:: TASK OBJECTIVE ::
Restate the data word for word and leave the images out.

────────────────────────────────────────

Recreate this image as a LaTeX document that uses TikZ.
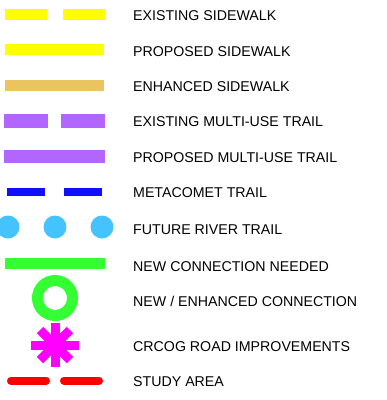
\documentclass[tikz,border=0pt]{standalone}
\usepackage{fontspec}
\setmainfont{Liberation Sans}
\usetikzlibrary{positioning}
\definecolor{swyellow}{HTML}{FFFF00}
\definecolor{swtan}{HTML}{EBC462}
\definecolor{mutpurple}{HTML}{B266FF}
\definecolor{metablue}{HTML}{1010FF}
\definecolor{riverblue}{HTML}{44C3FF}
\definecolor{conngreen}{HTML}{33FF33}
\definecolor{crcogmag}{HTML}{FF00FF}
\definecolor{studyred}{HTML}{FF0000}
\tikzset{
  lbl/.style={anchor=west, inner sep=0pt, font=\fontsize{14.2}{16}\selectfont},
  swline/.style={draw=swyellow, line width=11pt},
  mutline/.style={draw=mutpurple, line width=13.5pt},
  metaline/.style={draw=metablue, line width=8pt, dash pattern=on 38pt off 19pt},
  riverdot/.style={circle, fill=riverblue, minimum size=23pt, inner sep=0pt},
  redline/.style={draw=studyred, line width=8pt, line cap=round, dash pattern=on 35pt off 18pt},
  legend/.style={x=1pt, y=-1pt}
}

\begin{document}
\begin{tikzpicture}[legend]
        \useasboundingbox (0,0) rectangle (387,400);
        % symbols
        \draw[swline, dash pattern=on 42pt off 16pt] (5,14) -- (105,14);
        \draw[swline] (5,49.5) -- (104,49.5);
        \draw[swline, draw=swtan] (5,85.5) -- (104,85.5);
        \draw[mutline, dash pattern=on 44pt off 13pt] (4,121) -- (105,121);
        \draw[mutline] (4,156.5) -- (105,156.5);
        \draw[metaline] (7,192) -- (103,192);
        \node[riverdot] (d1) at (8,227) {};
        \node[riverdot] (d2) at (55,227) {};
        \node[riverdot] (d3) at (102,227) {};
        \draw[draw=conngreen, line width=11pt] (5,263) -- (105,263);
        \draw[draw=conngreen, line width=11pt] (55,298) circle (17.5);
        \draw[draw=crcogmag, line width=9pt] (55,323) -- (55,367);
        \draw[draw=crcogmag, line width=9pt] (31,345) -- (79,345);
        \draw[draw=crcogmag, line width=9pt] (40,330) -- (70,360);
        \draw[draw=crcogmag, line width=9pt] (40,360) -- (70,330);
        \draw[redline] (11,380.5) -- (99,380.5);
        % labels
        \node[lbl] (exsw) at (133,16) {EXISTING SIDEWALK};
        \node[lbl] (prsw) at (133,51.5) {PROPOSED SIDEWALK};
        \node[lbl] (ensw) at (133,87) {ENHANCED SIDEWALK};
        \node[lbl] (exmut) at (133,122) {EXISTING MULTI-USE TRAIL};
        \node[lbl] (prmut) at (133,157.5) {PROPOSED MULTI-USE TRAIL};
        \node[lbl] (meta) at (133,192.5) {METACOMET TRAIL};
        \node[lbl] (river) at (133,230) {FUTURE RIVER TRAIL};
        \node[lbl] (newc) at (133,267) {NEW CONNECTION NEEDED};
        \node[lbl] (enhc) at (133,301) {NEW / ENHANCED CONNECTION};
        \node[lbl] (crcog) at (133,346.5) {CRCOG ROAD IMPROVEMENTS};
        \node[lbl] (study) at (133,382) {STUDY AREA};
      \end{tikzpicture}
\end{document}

────────────────────────────────────────

:: THE REPLY ::
Recreate this image as a LaTeX document that uses TikZ.
\documentclass[tikz,border=0pt]{standalone}
\usepackage{fontspec}
\setmainfont{Liberation Sans}
\usetikzlibrary{positioning}
\definecolor{swyellow}{HTML}{FFFF00}
\definecolor{swtan}{HTML}{EBC462}
\definecolor{mutpurple}{HTML}{B266FF}
\definecolor{metablue}{HTML}{1010FF}
\definecolor{riverblue}{HTML}{44C3FF}
\definecolor{conngreen}{HTML}{33FF33}
\definecolor{crcogmag}{HTML}{FF00FF}
\definecolor{studyred}{HTML}{FF0000}
\tikzset{
  lbl/.style={anchor=west, inner sep=0pt, font=\fontsize{14.2}{16}\selectfont},
  swline/.style={draw=swyellow, line width=11pt},
  mutline/.style={draw=mutpurple, line width=13.5pt},
  metaline/.style={draw=metablue, line width=8pt, dash pattern=on 38pt off 19pt},
  riverdot/.style={circle, fill=riverblue, minimum size=23pt, inner sep=0pt},
  redline/.style={draw=studyred, line width=8pt, line cap=round, dash pattern=on 35pt off 18pt},
  legend/.style={x=1pt, y=-1pt}
}

\begin{document}
\begin{tikzpicture}[legend]
        \useasboundingbox (0,0) rectangle (387,400);
        % symbols
        \draw[swline, dash pattern=on 42pt off 16pt] (5,14) -- (105,14);
        \draw[swline] (5,49.5) -- (104,49.5);
        \draw[swline, draw=swtan] (5,85.5) -- (104,85.5);
        \draw[mutline, dash pattern=on 44pt off 13pt] (4,121) -- (105,121);
        \draw[mutline] (4,156.5) -- (105,156.5);
        \draw[metaline] (7,192) -- (103,192);
        \node[riverdot] (d1) at (8,227) {};
        \node[riverdot] (d2) at (55,227) {};
        \node[riverdot] (d3) at (102,227) {};
        \draw[draw=conngreen, line width=11pt] (5,263) -- (105,263);
        \draw[draw=conngreen, line width=11pt] (55,298) circle (17.5);
        \draw[draw=crcogmag, line width=9pt] (55,323) -- (55,367);
        \draw[draw=crcogmag, line width=9pt] (31,345) -- (79,345);
        \draw[draw=crcogmag, line width=9pt] (40,330) -- (70,360);
        \draw[draw=crcogmag, line width=9pt] (40,360) -- (70,330);
        \draw[redline] (11,380.5) -- (99,380.5);
        % labels
        \node[lbl] (exsw) at (133,16) {EXISTING SIDEWALK};
        \node[lbl] (prsw) at (133,51.5) {PROPOSED SIDEWALK};
        \node[lbl] (ensw) at (133,87) {ENHANCED SIDEWALK};
        \node[lbl] (exmut) at (133,122) {EXISTING MULTI-USE TRAIL};
        \node[lbl] (prmut) at (133,157.5) {PROPOSED MULTI-USE TRAIL};
        \node[lbl] (meta) at (133,192.5) {METACOMET TRAIL};
        \node[lbl] (river) at (133,230) {FUTURE RIVER TRAIL};
        \node[lbl] (newc) at (133,267) {NEW CONNECTION NEEDED};
        \node[lbl] (enhc) at (133,301) {NEW / ENHANCED CONNECTION};
        \node[lbl] (crcog) at (133,346.5) {CRCOG ROAD IMPROVEMENTS};
        \node[lbl] (study) at (133,382) {STUDY AREA};
      \end{tikzpicture}
\end{document}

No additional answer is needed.